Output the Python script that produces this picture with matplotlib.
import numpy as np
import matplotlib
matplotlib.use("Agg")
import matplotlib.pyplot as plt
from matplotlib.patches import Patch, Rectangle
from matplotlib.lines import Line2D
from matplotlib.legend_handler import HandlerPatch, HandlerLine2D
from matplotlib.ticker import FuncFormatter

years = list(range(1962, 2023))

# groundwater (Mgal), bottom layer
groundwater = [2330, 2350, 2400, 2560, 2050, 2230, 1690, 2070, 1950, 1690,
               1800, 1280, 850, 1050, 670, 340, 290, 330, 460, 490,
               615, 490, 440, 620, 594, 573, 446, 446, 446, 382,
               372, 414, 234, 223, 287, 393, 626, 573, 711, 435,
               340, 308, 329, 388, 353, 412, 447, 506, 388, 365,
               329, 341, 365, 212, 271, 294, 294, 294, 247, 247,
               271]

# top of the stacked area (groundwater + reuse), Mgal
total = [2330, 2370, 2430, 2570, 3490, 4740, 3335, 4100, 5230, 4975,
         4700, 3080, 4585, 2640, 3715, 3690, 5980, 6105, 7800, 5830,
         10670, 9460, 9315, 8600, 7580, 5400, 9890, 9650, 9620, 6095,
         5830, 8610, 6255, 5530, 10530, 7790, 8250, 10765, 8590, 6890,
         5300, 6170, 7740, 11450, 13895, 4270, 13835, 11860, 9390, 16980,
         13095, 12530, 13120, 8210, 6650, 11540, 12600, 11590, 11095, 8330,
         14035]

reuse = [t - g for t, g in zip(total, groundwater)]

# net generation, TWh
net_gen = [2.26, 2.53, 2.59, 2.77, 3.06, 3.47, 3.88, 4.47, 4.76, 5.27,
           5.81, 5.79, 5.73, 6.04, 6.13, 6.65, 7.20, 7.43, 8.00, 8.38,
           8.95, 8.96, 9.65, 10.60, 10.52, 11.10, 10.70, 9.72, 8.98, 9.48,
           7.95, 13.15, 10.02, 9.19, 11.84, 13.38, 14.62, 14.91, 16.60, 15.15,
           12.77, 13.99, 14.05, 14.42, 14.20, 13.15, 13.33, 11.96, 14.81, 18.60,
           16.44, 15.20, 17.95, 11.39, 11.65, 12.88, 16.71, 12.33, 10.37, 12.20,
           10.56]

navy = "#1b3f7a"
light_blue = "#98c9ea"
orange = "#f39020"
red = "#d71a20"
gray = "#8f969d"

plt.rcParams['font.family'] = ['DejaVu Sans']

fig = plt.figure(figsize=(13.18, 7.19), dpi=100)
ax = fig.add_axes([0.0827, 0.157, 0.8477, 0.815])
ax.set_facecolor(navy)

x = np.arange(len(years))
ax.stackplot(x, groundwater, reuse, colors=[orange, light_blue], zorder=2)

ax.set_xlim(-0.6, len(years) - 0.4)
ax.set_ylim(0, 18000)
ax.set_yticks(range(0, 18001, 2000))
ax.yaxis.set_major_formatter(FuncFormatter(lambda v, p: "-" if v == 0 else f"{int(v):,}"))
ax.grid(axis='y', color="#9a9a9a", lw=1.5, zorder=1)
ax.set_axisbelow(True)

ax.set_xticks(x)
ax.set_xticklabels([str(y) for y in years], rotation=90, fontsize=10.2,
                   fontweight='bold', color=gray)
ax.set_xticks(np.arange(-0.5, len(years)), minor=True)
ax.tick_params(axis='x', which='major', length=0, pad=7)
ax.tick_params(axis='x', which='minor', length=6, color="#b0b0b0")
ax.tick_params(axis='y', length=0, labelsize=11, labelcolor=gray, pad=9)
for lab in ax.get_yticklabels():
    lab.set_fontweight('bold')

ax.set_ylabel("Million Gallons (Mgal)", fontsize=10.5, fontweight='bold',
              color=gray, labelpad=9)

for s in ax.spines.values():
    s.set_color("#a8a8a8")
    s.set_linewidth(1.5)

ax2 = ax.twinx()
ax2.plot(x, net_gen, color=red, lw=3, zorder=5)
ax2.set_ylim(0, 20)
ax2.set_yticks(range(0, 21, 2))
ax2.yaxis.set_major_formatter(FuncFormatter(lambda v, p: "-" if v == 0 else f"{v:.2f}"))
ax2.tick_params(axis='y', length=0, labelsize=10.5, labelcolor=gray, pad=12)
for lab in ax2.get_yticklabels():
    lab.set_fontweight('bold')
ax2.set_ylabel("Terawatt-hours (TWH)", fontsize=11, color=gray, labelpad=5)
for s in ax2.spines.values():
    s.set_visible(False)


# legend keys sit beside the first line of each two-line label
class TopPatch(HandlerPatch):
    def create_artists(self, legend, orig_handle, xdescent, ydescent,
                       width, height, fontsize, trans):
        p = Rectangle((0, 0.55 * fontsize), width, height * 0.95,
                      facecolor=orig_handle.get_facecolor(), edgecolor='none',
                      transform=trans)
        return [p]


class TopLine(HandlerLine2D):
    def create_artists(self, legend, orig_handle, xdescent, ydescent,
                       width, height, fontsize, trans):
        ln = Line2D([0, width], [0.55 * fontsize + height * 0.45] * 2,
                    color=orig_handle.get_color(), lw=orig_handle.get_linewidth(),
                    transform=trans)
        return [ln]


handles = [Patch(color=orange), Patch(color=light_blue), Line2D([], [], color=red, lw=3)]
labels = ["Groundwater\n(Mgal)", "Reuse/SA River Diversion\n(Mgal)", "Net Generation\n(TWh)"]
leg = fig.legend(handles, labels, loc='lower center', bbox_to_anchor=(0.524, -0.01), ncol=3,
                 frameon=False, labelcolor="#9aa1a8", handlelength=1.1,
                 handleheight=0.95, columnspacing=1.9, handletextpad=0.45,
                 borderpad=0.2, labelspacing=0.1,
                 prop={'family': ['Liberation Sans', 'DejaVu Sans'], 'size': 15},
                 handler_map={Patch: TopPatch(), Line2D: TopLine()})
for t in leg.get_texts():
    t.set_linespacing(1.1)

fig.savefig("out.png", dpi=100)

---

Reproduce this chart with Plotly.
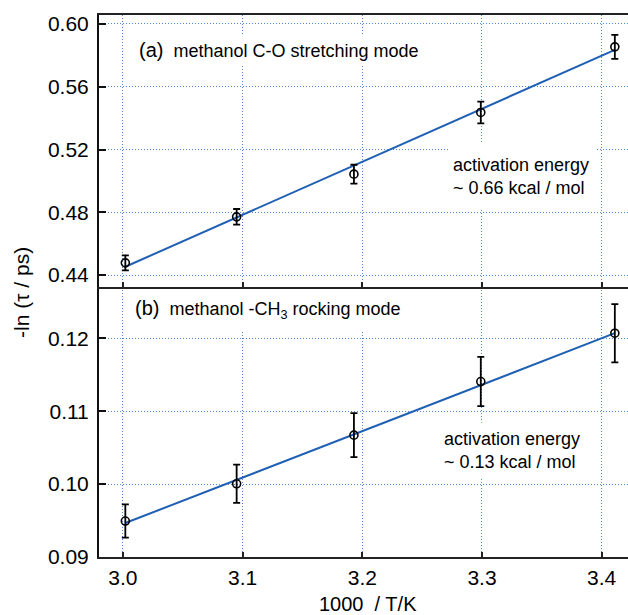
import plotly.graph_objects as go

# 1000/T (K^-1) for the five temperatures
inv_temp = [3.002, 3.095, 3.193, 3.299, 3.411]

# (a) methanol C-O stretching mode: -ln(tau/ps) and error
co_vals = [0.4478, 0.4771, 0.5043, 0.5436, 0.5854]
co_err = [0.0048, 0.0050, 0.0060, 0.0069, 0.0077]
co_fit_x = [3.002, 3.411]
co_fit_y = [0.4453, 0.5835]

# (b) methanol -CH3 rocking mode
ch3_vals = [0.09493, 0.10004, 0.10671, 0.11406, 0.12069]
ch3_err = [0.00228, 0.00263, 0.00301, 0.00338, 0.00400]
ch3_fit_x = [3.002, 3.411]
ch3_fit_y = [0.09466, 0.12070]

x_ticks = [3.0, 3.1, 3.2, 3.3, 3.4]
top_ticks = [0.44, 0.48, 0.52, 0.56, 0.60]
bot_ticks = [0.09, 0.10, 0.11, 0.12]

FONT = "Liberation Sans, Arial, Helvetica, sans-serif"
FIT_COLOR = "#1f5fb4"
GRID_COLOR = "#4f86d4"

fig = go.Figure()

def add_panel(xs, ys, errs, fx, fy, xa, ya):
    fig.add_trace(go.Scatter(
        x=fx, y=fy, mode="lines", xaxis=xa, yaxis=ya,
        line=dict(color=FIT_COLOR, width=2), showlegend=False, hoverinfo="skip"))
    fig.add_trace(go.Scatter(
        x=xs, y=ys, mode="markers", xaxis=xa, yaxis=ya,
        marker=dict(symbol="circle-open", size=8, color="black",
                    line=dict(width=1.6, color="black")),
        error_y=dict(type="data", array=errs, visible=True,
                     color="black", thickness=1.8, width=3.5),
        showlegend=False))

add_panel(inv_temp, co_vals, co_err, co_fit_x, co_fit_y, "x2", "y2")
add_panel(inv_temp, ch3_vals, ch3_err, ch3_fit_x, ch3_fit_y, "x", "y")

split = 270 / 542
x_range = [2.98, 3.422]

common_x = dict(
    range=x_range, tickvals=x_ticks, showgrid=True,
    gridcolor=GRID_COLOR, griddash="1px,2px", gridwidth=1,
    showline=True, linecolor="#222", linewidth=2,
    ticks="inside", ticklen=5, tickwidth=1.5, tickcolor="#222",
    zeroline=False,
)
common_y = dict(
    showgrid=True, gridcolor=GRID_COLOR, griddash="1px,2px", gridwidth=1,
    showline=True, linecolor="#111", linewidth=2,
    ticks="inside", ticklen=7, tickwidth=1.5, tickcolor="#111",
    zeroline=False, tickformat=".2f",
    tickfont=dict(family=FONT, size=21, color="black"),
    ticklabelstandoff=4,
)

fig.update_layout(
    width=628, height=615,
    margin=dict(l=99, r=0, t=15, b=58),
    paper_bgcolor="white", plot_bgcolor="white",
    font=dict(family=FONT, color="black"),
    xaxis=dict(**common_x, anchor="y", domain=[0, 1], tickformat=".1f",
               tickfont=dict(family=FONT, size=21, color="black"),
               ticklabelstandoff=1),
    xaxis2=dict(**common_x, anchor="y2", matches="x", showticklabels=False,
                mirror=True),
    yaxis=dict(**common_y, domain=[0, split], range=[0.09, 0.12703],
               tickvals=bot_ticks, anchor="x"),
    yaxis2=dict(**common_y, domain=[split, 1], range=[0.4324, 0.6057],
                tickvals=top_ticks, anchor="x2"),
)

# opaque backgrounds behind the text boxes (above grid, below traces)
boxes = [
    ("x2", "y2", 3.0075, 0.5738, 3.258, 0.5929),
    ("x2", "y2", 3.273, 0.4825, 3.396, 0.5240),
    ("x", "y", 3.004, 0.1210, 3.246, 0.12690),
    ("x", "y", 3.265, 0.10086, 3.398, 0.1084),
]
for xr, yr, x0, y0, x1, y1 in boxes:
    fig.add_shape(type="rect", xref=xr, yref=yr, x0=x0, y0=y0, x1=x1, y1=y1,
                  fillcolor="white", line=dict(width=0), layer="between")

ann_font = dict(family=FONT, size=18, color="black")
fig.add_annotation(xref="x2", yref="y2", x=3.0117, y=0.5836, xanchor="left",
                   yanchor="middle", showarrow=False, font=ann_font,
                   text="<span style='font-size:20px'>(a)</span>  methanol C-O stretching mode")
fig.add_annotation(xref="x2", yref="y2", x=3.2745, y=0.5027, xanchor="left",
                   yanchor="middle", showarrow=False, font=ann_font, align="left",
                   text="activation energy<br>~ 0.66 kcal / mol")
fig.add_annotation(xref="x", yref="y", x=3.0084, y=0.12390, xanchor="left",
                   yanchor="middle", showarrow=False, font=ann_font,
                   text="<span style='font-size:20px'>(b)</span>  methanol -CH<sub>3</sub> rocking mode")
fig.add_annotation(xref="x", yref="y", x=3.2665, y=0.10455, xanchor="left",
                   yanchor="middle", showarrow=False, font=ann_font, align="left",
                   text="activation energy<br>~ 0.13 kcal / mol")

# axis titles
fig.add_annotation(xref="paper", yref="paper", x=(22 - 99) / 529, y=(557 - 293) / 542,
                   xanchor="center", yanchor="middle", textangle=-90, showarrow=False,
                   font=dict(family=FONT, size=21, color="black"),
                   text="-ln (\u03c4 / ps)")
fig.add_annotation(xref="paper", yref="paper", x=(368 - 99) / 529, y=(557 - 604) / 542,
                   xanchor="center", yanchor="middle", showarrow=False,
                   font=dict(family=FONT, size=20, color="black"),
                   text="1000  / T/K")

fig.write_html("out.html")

---

- [What the exercise asks]: Everything from the line that contains "Output the Python" through the line that contains "years = list(range(1962, 2023))" is to be transcribed exactly, and nothing outside that range.

- [Exercise answer]:
Output the Python script that produces this picture with matplotlib.
import numpy as np
import matplotlib
matplotlib.use("Agg")
import matplotlib.pyplot as plt
from matplotlib.patches import Patch, Rectangle
from matplotlib.lines import Line2D
from matplotlib.legend_handler import HandlerPatch, HandlerLine2D
from matplotlib.ticker import FuncFormatter

years = list(range(1962, 2023))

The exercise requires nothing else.